*Collected data*
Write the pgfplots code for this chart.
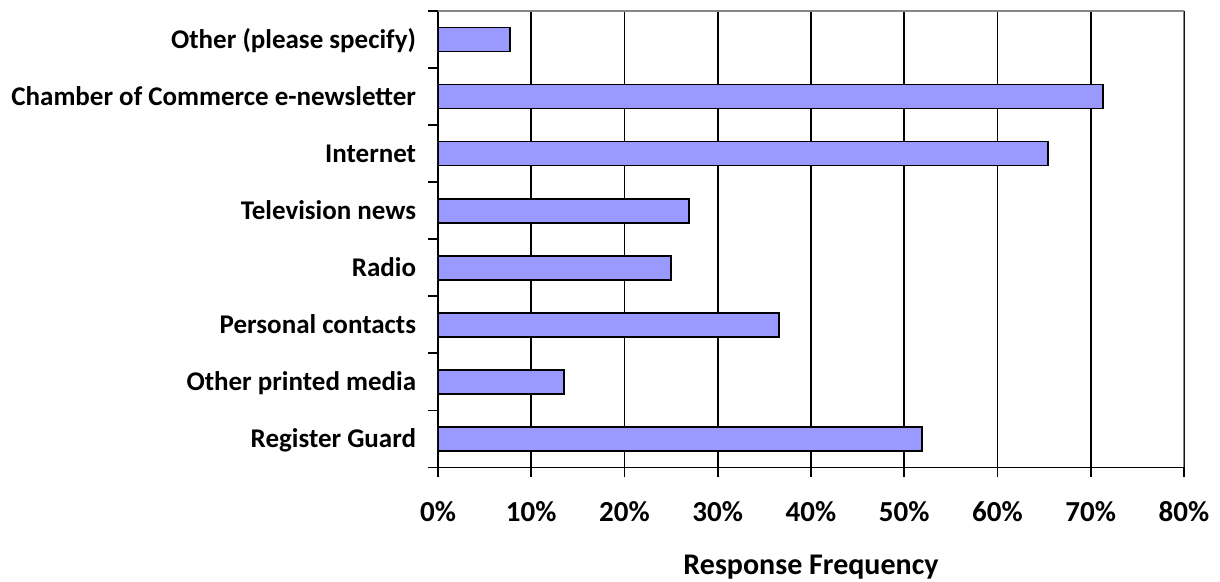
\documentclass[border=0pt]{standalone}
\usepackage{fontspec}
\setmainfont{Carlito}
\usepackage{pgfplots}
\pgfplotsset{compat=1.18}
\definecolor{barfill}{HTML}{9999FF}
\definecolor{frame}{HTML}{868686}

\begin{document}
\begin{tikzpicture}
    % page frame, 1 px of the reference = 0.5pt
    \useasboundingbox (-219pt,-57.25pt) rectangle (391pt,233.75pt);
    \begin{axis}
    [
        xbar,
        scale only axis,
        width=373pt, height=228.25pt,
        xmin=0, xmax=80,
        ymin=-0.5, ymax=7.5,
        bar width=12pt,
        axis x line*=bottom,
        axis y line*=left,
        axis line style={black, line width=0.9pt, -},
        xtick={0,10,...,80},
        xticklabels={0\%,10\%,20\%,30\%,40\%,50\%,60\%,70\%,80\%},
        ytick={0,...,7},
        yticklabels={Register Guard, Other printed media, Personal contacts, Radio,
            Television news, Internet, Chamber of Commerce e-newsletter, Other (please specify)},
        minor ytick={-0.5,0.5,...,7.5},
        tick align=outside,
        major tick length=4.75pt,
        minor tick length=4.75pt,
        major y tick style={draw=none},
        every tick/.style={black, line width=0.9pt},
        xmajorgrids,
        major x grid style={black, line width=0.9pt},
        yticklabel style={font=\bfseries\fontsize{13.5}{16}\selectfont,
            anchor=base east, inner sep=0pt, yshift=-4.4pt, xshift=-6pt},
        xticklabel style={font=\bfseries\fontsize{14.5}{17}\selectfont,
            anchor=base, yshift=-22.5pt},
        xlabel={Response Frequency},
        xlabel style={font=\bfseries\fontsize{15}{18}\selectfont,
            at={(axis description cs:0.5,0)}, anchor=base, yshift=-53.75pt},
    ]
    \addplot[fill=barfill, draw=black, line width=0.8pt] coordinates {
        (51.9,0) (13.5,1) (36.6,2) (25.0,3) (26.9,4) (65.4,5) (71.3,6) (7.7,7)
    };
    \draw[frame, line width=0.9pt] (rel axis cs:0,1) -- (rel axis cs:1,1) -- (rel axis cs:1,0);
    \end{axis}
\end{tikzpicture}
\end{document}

*Exercise brief*
Restate the whole listing above exactly, please, omitting every image.

*Solved exercise*
Write the pgfplots code for this chart.
\documentclass[border=0pt]{standalone}
\usepackage{fontspec}
\setmainfont{Carlito}
\usepackage{pgfplots}
\pgfplotsset{compat=1.18}
\definecolor{barfill}{HTML}{9999FF}
\definecolor{frame}{HTML}{868686}

\begin{document}
\begin{tikzpicture}
    % page frame, 1 px of the reference = 0.5pt
    \useasboundingbox (-219pt,-57.25pt) rectangle (391pt,233.75pt);
    \begin{axis}
    [
        xbar,
        scale only axis,
        width=373pt, height=228.25pt,
        xmin=0, xmax=80,
        ymin=-0.5, ymax=7.5,
        bar width=12pt,
        axis x line*=bottom,
        axis y line*=left,
        axis line style={black, line width=0.9pt, -},
        xtick={0,10,...,80},
        xticklabels={0\%,10\%,20\%,30\%,40\%,50\%,60\%,70\%,80\%},
        ytick={0,...,7},
        yticklabels={Register Guard, Other printed media, Personal contacts, Radio,
            Television news, Internet, Chamber of Commerce e-newsletter, Other (please specify)},
        minor ytick={-0.5,0.5,...,7.5},
        tick align=outside,
        major tick length=4.75pt,
        minor tick length=4.75pt,
        major y tick style={draw=none},
        every tick/.style={black, line width=0.9pt},
        xmajorgrids,
        major x grid style={black, line width=0.9pt},
        yticklabel style={font=\bfseries\fontsize{13.5}{16}\selectfont,
            anchor=base east, inner sep=0pt, yshift=-4.4pt, xshift=-6pt},
        xticklabel style={font=\bfseries\fontsize{14.5}{17}\selectfont,
            anchor=base, yshift=-22.5pt},
        xlabel={Response Frequency},
        xlabel style={font=\bfseries\fontsize{15}{18}\selectfont,
            at={(axis description cs:0.5,0)}, anchor=base, yshift=-53.75pt},
    ]
    \addplot[fill=barfill, draw=black, line width=0.8pt] coordinates {
        (51.9,0) (13.5,1) (36.6,2) (25.0,3) (26.9,4) (65.4,5) (71.3,6) (7.7,7)
    };
    \draw[frame, line width=0.9pt] (rel axis cs:0,1) -- (rel axis cs:1,1) -- (rel axis cs:1,0);
    \end{axis}
\end{tikzpicture}
\end{document}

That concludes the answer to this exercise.